Ganz im Gegenteil. Das war sogar eher eine Hürde. Ich habe in den letzten zwei Jahren zwei, nein, sogar drei Drehbücher angeboten bekommen, in denen ich Lars Eidinger spielen sollte. Und ich habe jedes Mal abgelehnt. Ich kenne das, dass man von anderen sagt – und ich habe es manchmal auch gesagt: Der Schauspieler ist nicht so interessant, der spielt sich immer nur selbst. Mittlerweile glaube ich, das ist die schwierigste Disziplin überhaupt, das ist sogar unmöglich, sich selbst zu spielen.
Deshalb habe ich mich schon in einer gewissen Verantwortung gesehen, wenn ich in „Schwesterlein“ einen Theaterzusammenhang zeige. Ich habe mich demgegenüber stärker verpflichtet gefühlt, als wenn ich einen Richter spiele. Ich kann das total verstehen, wenn man das so sieht, dass ich hier viel von mir preisgebe. Aber ich habe mit der Filmfigur genauso wenig oder viel zu tun wie mit dem SS-Mann in „Persischstunden“ oder dem Mörder im „Tatort“.
Ihre Figur stirbt an Krebs. Fordert man da das Schicksal nicht heraus, wenn man das so persönlich anreichert?

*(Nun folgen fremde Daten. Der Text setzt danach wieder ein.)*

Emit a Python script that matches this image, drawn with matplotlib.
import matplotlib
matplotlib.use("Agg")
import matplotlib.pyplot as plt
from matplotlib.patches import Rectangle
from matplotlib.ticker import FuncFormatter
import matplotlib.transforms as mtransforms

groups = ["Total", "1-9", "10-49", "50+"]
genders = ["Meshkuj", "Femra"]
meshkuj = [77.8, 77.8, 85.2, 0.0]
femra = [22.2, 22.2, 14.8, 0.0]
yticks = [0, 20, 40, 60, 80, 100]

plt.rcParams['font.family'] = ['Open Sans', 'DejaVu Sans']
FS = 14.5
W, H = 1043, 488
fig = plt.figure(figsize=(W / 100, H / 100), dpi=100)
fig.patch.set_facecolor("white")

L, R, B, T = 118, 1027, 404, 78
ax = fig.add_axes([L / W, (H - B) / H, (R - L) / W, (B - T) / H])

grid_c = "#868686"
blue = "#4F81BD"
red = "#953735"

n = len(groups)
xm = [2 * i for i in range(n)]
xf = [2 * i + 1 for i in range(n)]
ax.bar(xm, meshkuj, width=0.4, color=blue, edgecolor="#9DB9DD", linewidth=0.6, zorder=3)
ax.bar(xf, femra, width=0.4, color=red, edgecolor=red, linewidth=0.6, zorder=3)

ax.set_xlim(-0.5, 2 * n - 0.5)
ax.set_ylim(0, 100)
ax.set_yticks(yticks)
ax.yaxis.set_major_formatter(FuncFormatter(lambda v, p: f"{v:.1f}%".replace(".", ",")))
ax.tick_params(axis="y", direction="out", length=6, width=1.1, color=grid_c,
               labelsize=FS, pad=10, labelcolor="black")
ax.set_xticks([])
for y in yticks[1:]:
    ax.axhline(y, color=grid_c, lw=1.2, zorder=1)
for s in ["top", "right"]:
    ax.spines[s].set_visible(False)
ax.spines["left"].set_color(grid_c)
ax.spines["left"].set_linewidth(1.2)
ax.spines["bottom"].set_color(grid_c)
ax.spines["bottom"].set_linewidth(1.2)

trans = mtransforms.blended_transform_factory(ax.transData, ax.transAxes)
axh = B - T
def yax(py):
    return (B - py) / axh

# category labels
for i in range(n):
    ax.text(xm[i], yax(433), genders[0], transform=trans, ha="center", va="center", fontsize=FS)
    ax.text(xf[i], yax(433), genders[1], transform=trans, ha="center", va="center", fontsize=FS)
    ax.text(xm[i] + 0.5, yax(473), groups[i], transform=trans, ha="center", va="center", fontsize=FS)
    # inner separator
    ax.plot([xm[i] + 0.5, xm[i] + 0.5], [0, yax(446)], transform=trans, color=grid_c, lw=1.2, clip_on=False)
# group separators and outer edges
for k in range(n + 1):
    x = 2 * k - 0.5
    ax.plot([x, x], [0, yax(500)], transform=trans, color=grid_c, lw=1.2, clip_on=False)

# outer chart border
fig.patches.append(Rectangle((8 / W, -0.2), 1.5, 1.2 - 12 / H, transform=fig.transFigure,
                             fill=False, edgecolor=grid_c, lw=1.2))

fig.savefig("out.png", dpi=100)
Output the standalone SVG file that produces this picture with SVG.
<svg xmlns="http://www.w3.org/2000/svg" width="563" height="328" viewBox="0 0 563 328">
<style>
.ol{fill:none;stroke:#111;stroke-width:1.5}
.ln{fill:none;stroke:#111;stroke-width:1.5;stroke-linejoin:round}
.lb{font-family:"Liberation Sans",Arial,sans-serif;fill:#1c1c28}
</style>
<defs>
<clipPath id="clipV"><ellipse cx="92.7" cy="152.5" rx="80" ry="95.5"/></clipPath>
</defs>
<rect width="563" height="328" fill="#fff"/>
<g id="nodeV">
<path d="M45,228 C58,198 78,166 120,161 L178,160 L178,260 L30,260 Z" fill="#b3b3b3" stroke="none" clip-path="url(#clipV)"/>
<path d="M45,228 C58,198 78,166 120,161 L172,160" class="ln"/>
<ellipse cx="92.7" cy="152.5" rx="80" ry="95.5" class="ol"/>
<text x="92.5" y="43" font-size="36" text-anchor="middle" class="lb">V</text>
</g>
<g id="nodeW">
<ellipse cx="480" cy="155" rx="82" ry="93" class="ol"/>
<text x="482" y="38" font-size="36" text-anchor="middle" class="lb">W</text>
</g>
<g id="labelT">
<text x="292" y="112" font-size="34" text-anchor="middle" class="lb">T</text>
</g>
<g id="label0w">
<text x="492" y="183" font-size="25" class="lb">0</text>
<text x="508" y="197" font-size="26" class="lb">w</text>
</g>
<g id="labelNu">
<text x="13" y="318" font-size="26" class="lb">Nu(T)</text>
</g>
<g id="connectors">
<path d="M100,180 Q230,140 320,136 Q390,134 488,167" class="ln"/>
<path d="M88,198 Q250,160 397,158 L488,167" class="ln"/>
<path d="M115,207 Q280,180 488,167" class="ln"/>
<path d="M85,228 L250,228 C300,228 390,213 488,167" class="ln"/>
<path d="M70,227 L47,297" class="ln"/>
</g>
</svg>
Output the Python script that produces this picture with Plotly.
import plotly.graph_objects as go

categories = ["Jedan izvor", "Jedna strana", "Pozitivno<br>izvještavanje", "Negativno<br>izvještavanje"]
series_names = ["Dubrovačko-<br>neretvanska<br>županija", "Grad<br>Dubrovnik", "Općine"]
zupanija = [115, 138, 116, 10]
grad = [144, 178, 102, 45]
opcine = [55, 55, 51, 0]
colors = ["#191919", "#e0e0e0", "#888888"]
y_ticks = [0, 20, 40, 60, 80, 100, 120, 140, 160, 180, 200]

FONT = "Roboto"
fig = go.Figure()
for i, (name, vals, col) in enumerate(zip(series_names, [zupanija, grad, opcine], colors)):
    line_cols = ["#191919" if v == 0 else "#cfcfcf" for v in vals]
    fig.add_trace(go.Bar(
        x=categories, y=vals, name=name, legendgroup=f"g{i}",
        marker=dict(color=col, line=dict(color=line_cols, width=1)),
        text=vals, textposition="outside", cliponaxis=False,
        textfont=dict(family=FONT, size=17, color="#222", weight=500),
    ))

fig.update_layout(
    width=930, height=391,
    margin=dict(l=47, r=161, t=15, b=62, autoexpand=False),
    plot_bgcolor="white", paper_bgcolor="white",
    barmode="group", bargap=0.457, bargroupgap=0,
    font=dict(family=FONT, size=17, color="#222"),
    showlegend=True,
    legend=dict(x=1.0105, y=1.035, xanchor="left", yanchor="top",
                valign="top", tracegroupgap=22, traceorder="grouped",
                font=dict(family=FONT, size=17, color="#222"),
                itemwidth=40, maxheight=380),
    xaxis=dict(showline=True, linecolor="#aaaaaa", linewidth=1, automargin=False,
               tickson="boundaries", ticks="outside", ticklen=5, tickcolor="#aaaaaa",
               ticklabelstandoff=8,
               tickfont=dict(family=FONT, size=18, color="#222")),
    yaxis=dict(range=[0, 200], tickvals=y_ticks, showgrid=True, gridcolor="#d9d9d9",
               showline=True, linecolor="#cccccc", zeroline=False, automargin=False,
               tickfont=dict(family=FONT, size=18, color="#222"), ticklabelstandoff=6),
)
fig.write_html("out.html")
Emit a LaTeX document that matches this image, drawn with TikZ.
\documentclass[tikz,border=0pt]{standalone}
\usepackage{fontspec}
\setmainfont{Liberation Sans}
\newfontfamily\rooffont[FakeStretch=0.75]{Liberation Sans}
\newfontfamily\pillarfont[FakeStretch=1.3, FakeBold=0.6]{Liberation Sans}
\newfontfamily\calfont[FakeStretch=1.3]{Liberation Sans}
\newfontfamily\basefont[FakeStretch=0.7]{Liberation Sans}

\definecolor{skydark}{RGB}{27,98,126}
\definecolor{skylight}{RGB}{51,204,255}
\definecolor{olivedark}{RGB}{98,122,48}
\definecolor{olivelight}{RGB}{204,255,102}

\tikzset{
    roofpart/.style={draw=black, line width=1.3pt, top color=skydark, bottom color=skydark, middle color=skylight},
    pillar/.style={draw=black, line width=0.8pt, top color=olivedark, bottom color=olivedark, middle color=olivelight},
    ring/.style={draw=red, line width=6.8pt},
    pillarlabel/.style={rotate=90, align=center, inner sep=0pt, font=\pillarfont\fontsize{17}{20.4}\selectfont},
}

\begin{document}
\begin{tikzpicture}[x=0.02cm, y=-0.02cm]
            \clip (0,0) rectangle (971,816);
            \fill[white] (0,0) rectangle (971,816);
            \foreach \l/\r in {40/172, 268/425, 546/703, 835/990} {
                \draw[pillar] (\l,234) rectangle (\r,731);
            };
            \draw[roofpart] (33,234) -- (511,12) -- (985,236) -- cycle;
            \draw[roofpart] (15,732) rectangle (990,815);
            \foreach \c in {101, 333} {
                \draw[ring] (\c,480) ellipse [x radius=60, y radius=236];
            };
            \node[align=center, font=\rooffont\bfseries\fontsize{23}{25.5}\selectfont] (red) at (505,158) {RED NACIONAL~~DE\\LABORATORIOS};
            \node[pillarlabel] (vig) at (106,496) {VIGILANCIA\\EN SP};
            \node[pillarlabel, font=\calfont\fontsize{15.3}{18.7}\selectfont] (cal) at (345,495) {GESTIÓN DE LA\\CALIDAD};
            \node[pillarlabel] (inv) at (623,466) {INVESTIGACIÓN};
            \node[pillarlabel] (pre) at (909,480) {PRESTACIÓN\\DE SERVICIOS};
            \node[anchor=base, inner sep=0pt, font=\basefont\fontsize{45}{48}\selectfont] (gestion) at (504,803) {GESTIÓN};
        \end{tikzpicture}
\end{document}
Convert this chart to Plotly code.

Ich kenne Schauspieler, die solche Rollen kategorisch ablehnen, weil sie sich gar nicht vorstellen wollen, wie es wäre, Krebs zu haben. Einfach aus Angst, sie könnten dann tatsächlich einen Tumor bekommen. Ich kann das bis zu einem gewissen Punkt nachvollziehen. Ich habe das allerdings ein bisschen verdrängt. Ich glaube, ich bin inzwischen schauspielerisch an einem anderen Punkt, an dem ich als Schauspieler gar nicht mehr so viel steuern muss. Früher dachte ich immer, ich muss eine Rolle wahnsinnig gestalten und hatte einen eher technischen Ansatz.
Und jetzt?
Je länger ich den Beruf ausübe, desto mehr löse ich mich davon. Weil ich gemerkt habe, es geht viel mehr um ein Sicheinlassen auf eine Situation. Ich versuche, mich dem Impuls hinzugeben. Aber was der Impuls auslöst, das überrascht mich oft selbst. Weinen etwa - das kann ich nicht technisch herstellen. Ich weiß aber inzwischen, wie ich mich öffnen muss, um es geschehen zu lassen. In der Konsequenz hat man schon ein bisschen Angst, der Körper könnte das missverstehen und mit einem Tumor reagieren. Kann schon sein, dass man in der Hinsicht das Schicksal herausfordert. Aber ein Stück weit ist das auch das Besondere an diesem Beruf, an Kunst überhaupt. Je länger ich das mache, desto mehr bewahrheitet sich, was ich immer schon als Credo hatte – dieses Katja-Ebstein-Zitat: „Alles ist nur Theater und ist doch auch Wirklichkeit“.
Ich hätte nie gedacht, dass Sie mir Ihren Beruf mit Katja Ebstein erklären würden.
Wieso nicht? Katja Ebstein hat es nur gesungen, aber der Text ist von Bernd Meinunger, einem genialen Autor, der mit dem Kosmos, den er in diesem Lied entwirft, auch wenn’s ein Schlager ist, von der gedanklichen Dimension her an Shakespeare heranreicht. Als jemand, der das wirklich lange macht, finde ich die Beschreibung, was Theater ist, sehr treffend. In dem Moment, in dem ich etwas spiele, ist es tatsächlich meine Wirklichkeit. Auch wenn ich das in der Fiktion erlebe, ist es ein Teil meines erlebten Lebens. Das finde ich eine totale Qualität von Kunst. Deshalb schätze ich mich auch so glücklich, dass ich das Privileg habe zu spielen. Auch durchspielen zu dürfen, dass ich sterbe. Das hat immer auch einen therapeutischen Aspekt.
Sie sterben ja oft – im Film, erst recht auf der Bühne.
Ja, jeden Abend eigentlich.
Ist das schon Routine? Oder denkt man mit zunehmendem Alter anders darüber nach?
Die Frage ist, wie sehr man sich der Realität verpflichtet fühlt. Es kann schon eine Befreiung sein, nicht immer authentisch sein zu müssen. Das schränkt ja auch ein. Das Tolle an der Fiktion ist doch, dass sie sich davon entfernen kann. Deshalb liebe ich das Theater auch so. Auf der Bühne, würde ich pauschal sagen, stirbt es sich leichter als im Film.